In June 2024, Thomas ran for Independent Ireland in the 2024 Galway County Council election, topping the poll in the Connemara South local electoral area. His former Fianna Fáil colleague Seamus Walsh also retained his seat in Connemara North under the same party banner. Later that year, Thomas was selected as Independent Ireland's general election candidate for Galway West, declaring that successive governments had neglected the region and calling for a "reset" in policy. On 29 November 2024, Thomas's father, Noel Thomas Sr, died on polling day during the 2024 general election, which Noel Jr contested in Galway West. Independent Ireland issued a statement expressing condolences to Thomas and his family, describing Noel Thomas Sr. as a respected member of the community who would be "sadly missed". Noel Jr received 9.4% of first-preference votes but was not elected.

==== IRB claims ====
In August 2025, reports emerged that Thomas had attended meetings of a subversive group claiming to be the historical Irish Republican Brotherhood (IRB). The group claims to have established a "shadow government" with its own network of councils and court system. Catherine Callaghan TD criticised Thomas's involvement, saying it was "totally unacceptable" for a public representative to associate with an organisation that purports to act as a parallel government and undermines the Defence Forces. The revelations prompted calls for Independent Ireland to clarify its relationship with Thomas and the group.

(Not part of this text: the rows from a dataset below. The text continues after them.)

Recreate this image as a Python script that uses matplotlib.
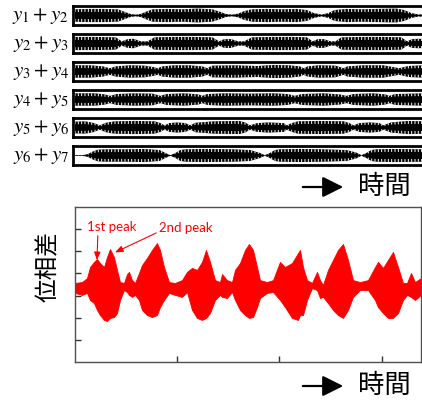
import matplotlib
matplotlib.use("Agg")
import matplotlib.pyplot as plt
import numpy as np

plt.rcParams['mathtext.fontset'] = 'stix'
plt.rcParams['hatch.linewidth'] = 0.7

# ---------------- top strips: envelope key points (time px offset, relative amplitude) -------------
strip_labels = ["$y_1 + y_2$", "$y_2 + y_3$", "$y_3 + y_4$",
                "$y_4 + y_5$", "$y_5 + y_6$", "$y_6 + y_7$"]

row1_t = [0, 13, 28, 43, 50, 56, 61, 66, 71, 78, 93, 108, 123, 138, 146, 152, 158, 164, 170, 178,
          193, 208, 223, 233, 240, 248, 255, 261, 273, 288, 303, 323, 331, 338, 346, 352]
row1_a = [0.85, 0.9, 0.9, 0.85, 0.5, 0.2, 0.12, 0.2, 0.5, 0.85, 0.9, 0.85, 0.95, 0.85, 0.5, 0.2,
          0.12, 0.25, 0.6, 0.85, 0.9, 0.85, 0.9, 0.75, 0.35, 0.12, 0.35, 0.75, 0.9, 0.85, 0.9,
          0.95, 0.75, 0.35, 0.12, 0.3]

row2_t = [0, 20, 41, 47, 53, 59, 66, 73, 80, 100, 120, 138, 145, 150, 157, 164, 170, 178, 198,
          218, 233, 239, 244, 250, 257, 262, 268, 288, 310, 328, 334, 339, 345, 352]
row2_a = [0.9, 0.9, 0.85, 0.3, 0.6, 0.65, 0.3, 0.3, 0.85, 0.9, 0.9, 0.85, 0.3, 0.6, 0.6, 0.3,
          0.3, 0.85, 0.9, 0.9, 0.85, 0.3, 0.6, 0.6, 0.3, 0.3, 0.85, 0.9, 0.9, 0.85, 0.3, 0.6,
          0.65, 0.6]

row3_t = [0, 15, 28, 35, 41, 55, 70, 79, 83, 88, 100, 115, 128, 133, 138, 160, 183, 200, 215,
          226, 230, 234, 245, 262, 270, 274, 290, 310, 320, 326, 335, 350]
row3_a = [0.85, 0.85, 0.7, 0.45, 0.7, 0.85, 0.8, 0.6, 0.45, 0.7, 0.85, 0.85, 0.7, 0.45, 0.8,
          0.85, 0.75, 0.9, 0.85, 0.7, 0.45, 0.7, 0.85, 0.8, 0.45, 0.7, 0.85, 0.85, 0.6, 0.45,
          0.75, 0.85]

row4_t = [0, 20, 30, 35, 42, 60, 78, 86, 92, 110, 124, 128, 133, 150, 175, 200, 214, 221, 228,
          250, 266, 273, 280, 300, 312, 316, 322, 350]
row4_a = [0.85, 0.85, 0.7, 0.5, 0.75, 0.85, 0.8, 0.5, 0.75, 0.85, 0.7, 0.5, 0.75, 0.85, 0.8,
          0.85, 0.75, 0.5, 0.75, 0.85, 0.7, 0.5, 0.75, 0.85, 0.7, 0.5, 0.75, 0.85]

row5_t = [0, 10, 18, 25, 31, 40, 60, 80, 86, 90, 95, 103, 111, 116, 121, 140, 165, 171, 176,
          183, 195, 210, 213, 218, 224, 245, 270, 276, 280, 286, 296, 306, 310, 318, 335, 350]
row5_a = [0.8, 0.85, 0.65, 0.3, 0.65, 0.85, 0.9, 0.85, 0.6, 0.3, 0.6, 0.7, 0.6, 0.3, 0.65, 0.85,
          0.9, 0.7, 0.3, 0.6, 0.7, 0.6, 0.3, 0.6, 0.85, 0.9, 0.85, 0.6, 0.3, 0.6, 0.7, 0.6, 0.3,
          0.7, 0.9, 0.85]

row6_t = [0, 8, 13, 18, 23, 30, 50, 70, 85, 91, 96, 101, 106, 111, 130, 160, 176, 186, 191,
          196, 201, 206, 226, 250, 273, 283, 288, 293, 298, 303, 320, 350]
row6_a = [0.05, 0.05, 0.2, 0.55, 0.8, 0.85, 0.85, 0.9, 0.75, 0.35, 0.04, 0.35, 0.75, 0.85, 0.9,
          0.85, 0.75, 0.35, 0.04, 0.35, 0.75, 0.85, 0.9, 0.85, 0.75, 0.4, 0.04, 0.35, 0.75,
          0.85, 0.9, 0.85]

rows_t = [row1_t, row2_t, row3_t, row4_t, row5_t, row6_t]
rows_a = [row1_a, row2_a, row3_a, row4_a, row5_a, row6_a]

# ---------------- bottom panel: phase difference envelope (time, upper, lower) -------------
pd_t = [0, 7, 12, 15, 19, 22, 25, 29, 32, 35, 39, 42, 45, 49, 52, 54, 57, 60, 64, 67, 72, 77,
        82, 85, 89, 94, 100, 107, 112, 117, 122, 127, 131, 135, 140, 145, 147, 152, 157, 160,
        165, 170, 174, 178, 182, 185, 192, 198, 205, 210, 217, 223, 225, 228, 232, 237, 242,
        245, 248, 253, 258, 263, 268, 273, 278, 285, 293, 300, 303, 308, 313, 318, 323, 328,
        332, 336, 340, 346]
pd_up = [3.57, 3.61, 3.79, 4.29, 4.52, 4.65, 4.47, 4.29, 4.74, 5.10, 4.74, 4.16, 3.61, 3.57,
         3.97, 4.07, 3.70, 3.57, 4.02, 4.38, 4.70, 5.06, 5.37, 5.06, 4.29, 3.61, 3.57, 3.70,
         4.07, 4.25, 4.16, 4.52, 5.06, 4.52, 3.70, 3.61, 3.97, 3.70, 3.61, 4.16, 4.47, 5.06,
         5.33, 5.06, 4.29, 3.70, 3.61, 3.70, 4.52, 4.29, 4.47, 4.92, 5.06, 4.29, 3.70, 3.57,
         4.07, 3.70, 3.48, 4.16, 4.61, 5.06, 5.33, 4.61, 3.70, 3.61, 3.70, 4.29, 4.52, 4.25,
         4.61, 4.97, 4.29, 3.57, 3.57, 4.02, 3.61, 3.79]
pd_lo = [3.12, 3.03, 3.12, 2.80, 2.66, 2.35, 2.12, 1.90, 1.85, 1.99, 2.03, 2.21, 2.80, 3.25,
         3.16, 3.03, 2.94, 3.03, 2.80, 2.35, 2.12, 2.03, 2.12, 2.48, 2.80, 3.12, 3.03, 2.94,
         3.16, 2.35, 1.99, 1.90, 1.99, 2.21, 2.80, 3.03, 2.94, 2.89, 3.16, 2.80, 2.35, 2.12,
         1.99, 2.03, 2.48, 2.89, 3.12, 3.16, 2.80, 2.48, 1.99, 1.90, 2.12, 2.12, 2.80, 3.34,
         3.25, 2.89, 2.94, 2.66, 2.35, 2.12, 1.99, 2.35, 2.94, 3.25, 3.25, 2.80, 2.48, 2.21,
         1.99, 1.99, 2.21, 2.80, 3.03, 2.94, 2.80, 3.03]
pd_yticks = [1, 2, 3, 4, 5, 6]
pd_xticks = [102, 204, 307]

W, H = 422, 405
fig = plt.figure(figsize=(W / 100, H / 100), dpi=100)

centers = [15.5, 43.5, 71.5, 99.5, 127.5, 155.5]
box_h = 19
for lab, c, tt, aa in zip(strip_labels, centers, rows_t, rows_a):
    ax = fig.add_axes([73 / W, 1 - (c + box_h / 2) / H, 360 / W, box_h / H])
    tt = np.array(tt); aa = np.array(aa)
    ax.fill_between(tt, -aa, aa, facecolor='black', edgecolor='white', hatch='|||||', linewidth=0)
    ax.fill_between(tt, -aa * 0.55, aa * 0.55, facecolor='black', linewidth=0)
    ax.set_xlim(-2, 360)
    ax.set_ylim(-1.3, 1.3)
    ax.set_xticks([]); ax.set_yticks([])
    for s in ax.spines.values():
        s.set_linewidth(2.0)
        s.set_color('black')
    fig.text(69 / W, 1 - (c + 1) / H, lab, ha='right', va='center', fontsize=15)

def time_arrow(y):
    fig.add_artist(matplotlib.patches.FancyArrowPatch(
        (300 / W, 1 - y / H), (346 / W, 1 - y / H), transform=fig.transFigure,
        arrowstyle='-|>,head_length=0.9,head_width=0.45', mutation_scale=14,
        color='black', lw=1.6))
    fig.text(384 / W, 1 - (y - 1) / H, "時間", ha='center', va='center', fontsize=19,
             family=['Noto Sans CJK JP', 'DejaVu Sans'])

time_arrow(187)

ax2 = fig.add_axes([75 / W, 1 - 362 / H, (421 - 75) / W, (362 - 207) / H])
ax2.fill_between(pd_t, pd_lo, pd_up, color='#ff0000', linewidth=0.6, edgecolor='#ff0000')
ax2.set_xlim(0, 346)
ax2.set_ylim(0, 7)
ax2.set_xticks(pd_xticks)
ax2.set_yticks(pd_yticks)
ax2.tick_params(direction='in', length=4, width=1, color='#333333', labelleft=False, labelbottom=False)
for s in ax2.spines.values():
    s.set_linewidth(1.0)
    s.set_color('#505050')

ax2.annotate("1st peak", xy=(22, 4.6), xytext=(12, 6.1), color='red', fontsize=9.5,
             family=['Lato', 'DejaVu Sans'], ha='left', va='center',
             arrowprops=dict(arrowstyle='-|>,head_length=0.5,head_width=0.2', color='red', lw=0.8,
                             shrinkA=0, shrinkB=0, relpos=(0.22, 0.0)))
ax2.annotate("2nd peak", xy=(40, 4.95), xytext=(84, 6.05), color='red', fontsize=9.5,
             family=['Lato', 'DejaVu Sans'], ha='left', va='center',
             arrowprops=dict(arrowstyle='-|>,head_length=0.5,head_width=0.2', color='red', lw=0.8,
                             shrinkA=0, shrinkB=0, relpos=(0.0, 0.2)))

fig.text(48 / W, 1 - 267 / H, "位相差", rotation=90, ha='center', va='center', fontsize=17,
         family=['Noto Sans CJK JP', 'DejaVu Sans'])

time_arrow(386)

fig.savefig("out.png", dpi=100)
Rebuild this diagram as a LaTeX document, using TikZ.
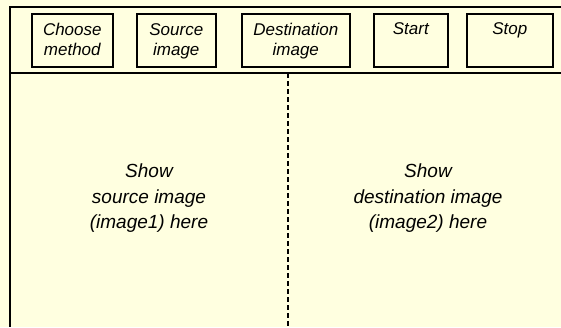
\documentclass[tikz,border=0pt]{standalone}
\usepackage{fontspec}
\setmainfont{Liberation Sans}
\definecolor{paper}{RGB}{255,255,224}
\begin{document}
\begin{tikzpicture}[x=1pt,y=-1pt,
  button/.style={draw=black,line width=1.6pt,anchor=north west,inner sep=0pt,
    minimum height=53pt},
  btntext/.style={anchor=base,inner sep=0pt,font=\itshape\fontsize{17}{20}\selectfont},
  bigtext/.style={anchor=base,inner sep=0pt,font=\itshape\fontsize{19}{25}\selectfont},
  frame/.style={line width=1.8pt}]
  \fill[paper] (0,0) rectangle (561,327);
  \useasboundingbox (0,0) rectangle (561,327);
  % window frame and toolbar separator
  \coordinate (tl) at (10,7);
  \coordinate (tr) at (561,7);
  \coordinate (bl) at (10,327);
  \coordinate (sl) at (10,73);
  \coordinate (sr) at (561,73);
  \coordinate (dt) at (288,73);
  \coordinate (db) at (288,327);
  \draw[frame] (tr) -- (tl) -- (bl);
  \draw[frame] (sl) -- (sr);
  \draw[line width=1.8pt,dash pattern=on 5pt off 3pt] (dt) -- (db);
  % toolbar buttons (labels sit at the top of each button)
  \node[button,minimum width=81pt] (choose) at (31,13) {};
  \node[btntext] at ([yshift=-22pt]choose.north) {Choose};
  \node[btntext] at ([yshift=-42pt]choose.north) {method};
  \node[button,minimum width=79pt] (source) at (136,13) {};
  \node[btntext] at ([yshift=-22pt]source.north) {Source};
  \node[btntext] at ([yshift=-42pt]source.north) {image};
  \node[button,minimum width=108pt] (dest) at (241,13) {};
  \node[btntext] at ([yshift=-22pt]dest.north) {Destination};
  \node[btntext] at ([yshift=-42pt]dest.north) {image};
  \node[button,minimum width=74pt] (start) at (373,13) {};
  \node[btntext] at ([yshift=-21pt]start.north) {Start};
  \node[button,minimum width=86pt] (stop) at (466,13) {};
  \node[btntext] at ([yshift=-21pt]stop.north) {Stop};
  % image areas
  \coordinate (lc) at (149,0);
  \coordinate (rc) at (428,0);
  \node[bigtext] at (lc |- 0,177) {Show};
  \node[bigtext] at (lc |- 0,203) {source image};
  \node[bigtext] at (lc |- 0,228.5) {(image1) here};
  \node[bigtext] at (rc |- 0,177) {Show};
  \node[bigtext] at (rc |- 0,203) {destination image};
  \node[bigtext] at (rc |- 0,228.5) {(image2) here};
\end{tikzpicture}
\end{document}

Local authorities have also reportedly received communications from the IRB claiming that certain decisions must be referred to its councils for consultation.

==== By-election ====
In October 2025, Independent Ireland confirmed that Thomas would contest the 2026 Galway West by-election to fill the Dáil seat vacated by Catherine Connolly on her election as president. Thomas topped the first preference vote but having led the poll for 10 counts, lost the election to Sean Kyne of Fine Gael on the 11th count, after Kyne secured the vast majority of transfers from the Labour Party candidate.